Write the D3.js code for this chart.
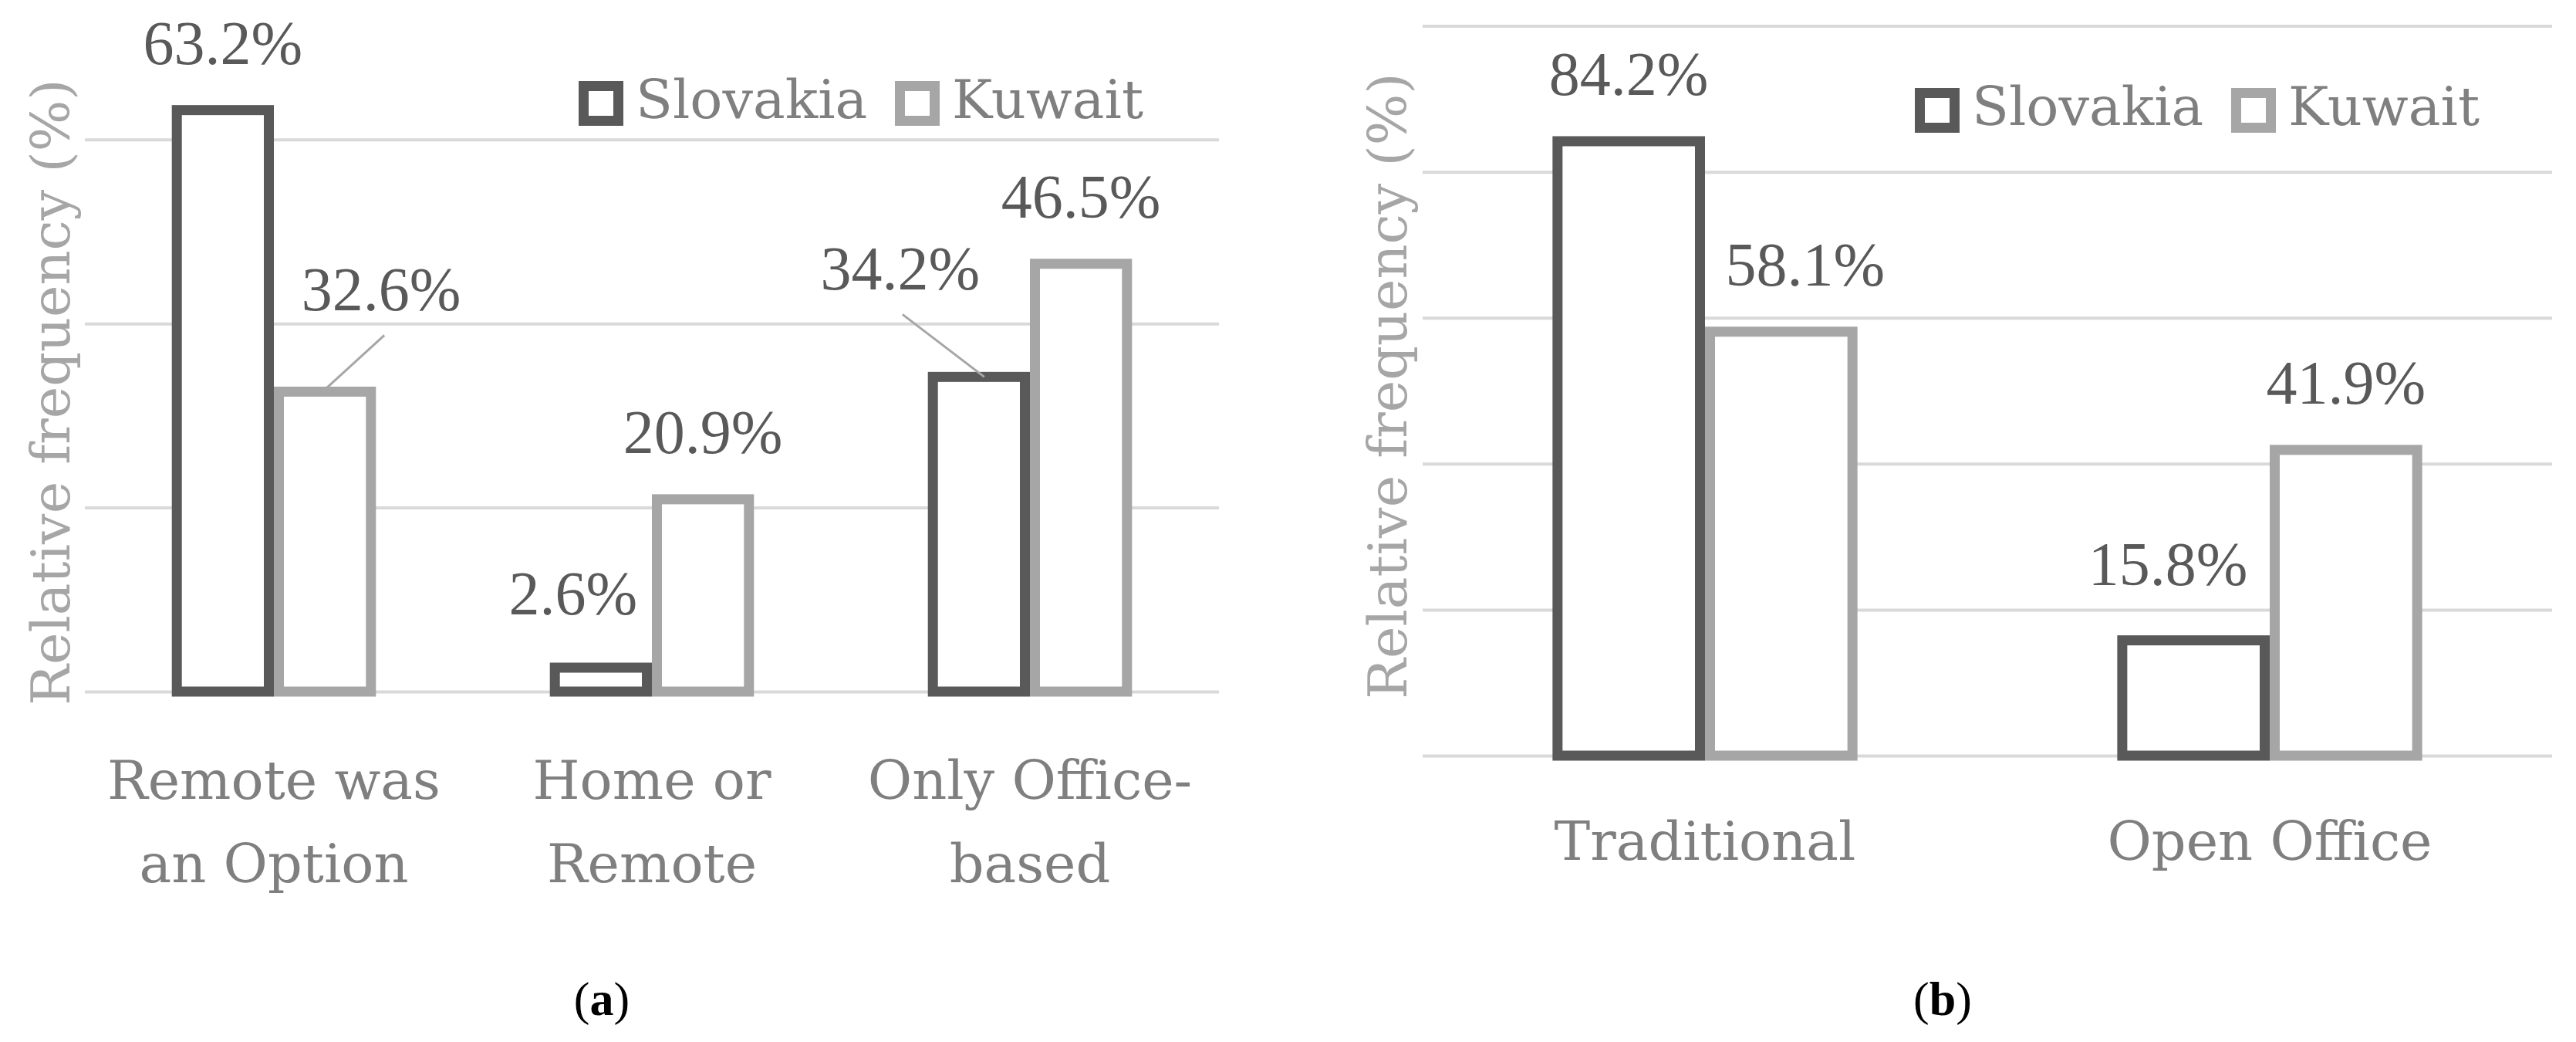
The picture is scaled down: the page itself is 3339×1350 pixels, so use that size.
<!DOCTYPE html>
<html>
<head>
<meta charset="utf-8">
<script src="https://cdn.jsdelivr.net/npm/d3@7"></script>
<style>
  html, body { margin: 0; padding: 0; background: #fff; }
  svg { display: block; }
</style>
</head>
<body>
<svg id="chart" width="3339" height="1350"></svg>
<script>
// ---------- data ----------
const seriesNames = ["Slovakia", "Kuwait"];
const categoriesA = [["Remote was", "an Option"], ["Home or", "Remote"], ["Only Office-", "based"]];
const slovakiaA = [63.2, 2.6, 34.2];
const kuwaitA = [32.6, 20.9, 46.5];
const gridTicksA = [0, 20, 40, 60];

const categoriesB = [["Traditional"], ["Open Office"]];
const slovakiaB = [84.2, 15.8];
const kuwaitB = [58.1, 41.9];
const gridTicksB = [0, 20, 40, 60, 80, 100];

const yTitle = "Relative frequency (%)";
const panelCaptions = ["a", "b"];

// ---------- styling / layout ----------
const seriesColors = ["#595959", "#a6a6a6"];
const strokeW = 13;
const gridColor = "#d9d9d9";
const catFont = "'DejaVu Serif', serif";
const lblFont = "'Liberation Serif', 'Times New Roman', serif";

const svg = d3.select("#chart");

function drawPanel(cfg) {
  const g = svg.append("g");
  const x0 = d3.scaleBand().domain(cfg.cats.map((d, i) => i))
    .range([cfg.left, cfg.right]).paddingInner(0.46).paddingOuter(0.23);
  const x1 = d3.scaleBand().domain(seriesNames).range([0, x0.bandwidth()]);
  const y = d3.scaleLinear().domain([0, cfg.yMax]).range([cfg.zeroY, cfg.zeroY - cfg.yMax * cfg.pxPerUnit]);

  // gridlines via axis
  const grid = g.append("g").attr("transform", `translate(${cfg.left},0)`)
    .call(d3.axisLeft(y).tickValues(cfg.ticks).tickSize(-(cfg.right - cfg.left)).tickFormat(""));
  grid.select(".domain").remove();
  grid.selectAll(".tick line").attr("stroke", gridColor).attr("stroke-width", 4);

  // bars
  const rows = cfg.cats.map((c, i) => ({ i, vals: [cfg.s1[i], cfg.s2[i]] }));
  const grp = g.selectAll("g.grp").data(rows).join("g")
    .attr("transform", d => `translate(${x0(d.i)},0)`);
  grp.selectAll("rect").data(d => d.vals.map((v, k) => ({ v, k, s: seriesNames[k] }))).join("rect")
    .attr("x", d => x1(d.s) + strokeW / 2)
    .attr("width", x1.bandwidth() - strokeW)
    .attr("y", d => y(d.v))
    .attr("height", d => y(0) - y(d.v))
    .attr("fill", "#fff")
    .attr("stroke", d => seriesColors[d.k])
    .attr("stroke-width", strokeW);

  // data labels
  rows.forEach(r => {
    r.vals.forEach((v, k) => {
      const cx = x0(r.i) + x1(seriesNames[k]) + x1.bandwidth() / 2;
      const nudge = (cfg.nudges.find(n => n.i === r.i && n.k === k)) || { dx: 0, dy: 0 };
      const lx = cx + nudge.dx;
      const ly = y(v) - 60 + nudge.dy;
      if (nudge.leader) {
        g.append("line")
          .attr("x1", lx + nudge.leader[0]).attr("y1", ly + 32)
          .attr("x2", cx + nudge.leader[1]).attr("y2", y(v))
          .attr("stroke", "#a6a6a6").attr("stroke-width", 3);
      }
      g.append("text")
        .attr("x", lx).attr("y", ly)
        .attr("text-anchor", "middle")
        .attr("font-family", lblFont).attr("font-size", 80)
        .attr("fill", "#595959")
        .text(v.toFixed(1) + "%");
    });
  });

  // category labels
  cfg.cats.forEach((lines, i) => {
    const t = g.append("text")
      .attr("text-anchor", "middle")
      .attr("font-family", catFont).attr("font-size", 70)
      .attr("fill", "#7f7f7f");
    lines.forEach((ln, j) => {
      t.append("tspan").attr("x", x0(i) + x0.bandwidth() / 2)
        .attr("y", cfg.zeroY + cfg.catOffset + j * 108).text(ln);
    });
  });

  // y title
  g.append("text")
    .attr("transform", `translate(${cfg.titleX},${cfg.titleY}) rotate(-90)`)
    .attr("text-anchor", "middle")
    .attr("font-family", catFont).attr("font-size", 70)
    .attr("fill", "#a6a6a6")
    .text(yTitle);

  // legend
  seriesNames.forEach((s, k) => {
    const lx = cfg.legend[k];
    g.append("rect")
      .attr("x", lx + strokeW / 2).attr("y", cfg.legendY - 48 + strokeW / 2)
      .attr("width", 58 - strokeW).attr("height", 58 - strokeW)
      .attr("fill", "#fff").attr("stroke", seriesColors[k]).attr("stroke-width", strokeW);
    g.append("text")
      .attr("x", lx + 74).attr("y", cfg.legendY)
      .attr("font-family", catFont).attr("font-size", 70)
      .attr("fill", "#7f7f7f")
      .text(s);
  });

  // caption
  const cap = g.append("text")
    .attr("x", cfg.capX).attr("y", 1315)
    .attr("text-anchor", "middle")
    .attr("font-family", lblFont).attr("font-size", 62)
    .attr("fill", "#000");
  cap.append("tspan").text("(");
  cap.append("tspan").attr("font-weight", "bold").text(cfg.caption);
  cap.append("tspan").text(")");
}

drawPanel({
  cats: categoriesA, s1: slovakiaA, s2: kuwaitA, ticks: gridTicksA,
  left: 110, right: 1580, zeroY: 896, pxPerUnit: 11.92, yMax: 70,
  catOffset: 139, titleX: 90, titleY: 508,
  legend: [750, 1160], legendY: 153, capX: 780, caption: panelCaptions[0],
  nudges: [
    { i: 0, k: 1, dx: 73, dy: -45, leader: [4, -3] },
    { i: 1, k: 0, dx: -36, dy: -9 },
    { i: 2, k: 0, dx: -102, dy: -53, leader: [3, 7] }
  ]
});

drawPanel({
  cats: categoriesB, s1: slovakiaB, s2: kuwaitB, ticks: gridTicksB,
  left: 1844, right: 3308, zeroY: 979, pxPerUnit: 9.454, yMax: 100,
  catOffset: 135, titleX: 1823, titleY: 500,
  legend: [2482, 2892], legendY: 162, capX: 2518, caption: panelCaptions[1],
  nudges: [
    { i: 0, k: 1, dx: 31, dy: 0 },
    { i: 1, k: 0, dx: -33, dy: -12 }
  ]
});
</script>
</body>
</html>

**TASK TO CARRY OUT**
Which lines of the data above contain "chart"? Copy each one.

**REPLY TO THE TASK**
Write the D3.js code for this chart.
<svg id="chart" width="3339" height="1350"></svg>
const svg = d3.select("#chart");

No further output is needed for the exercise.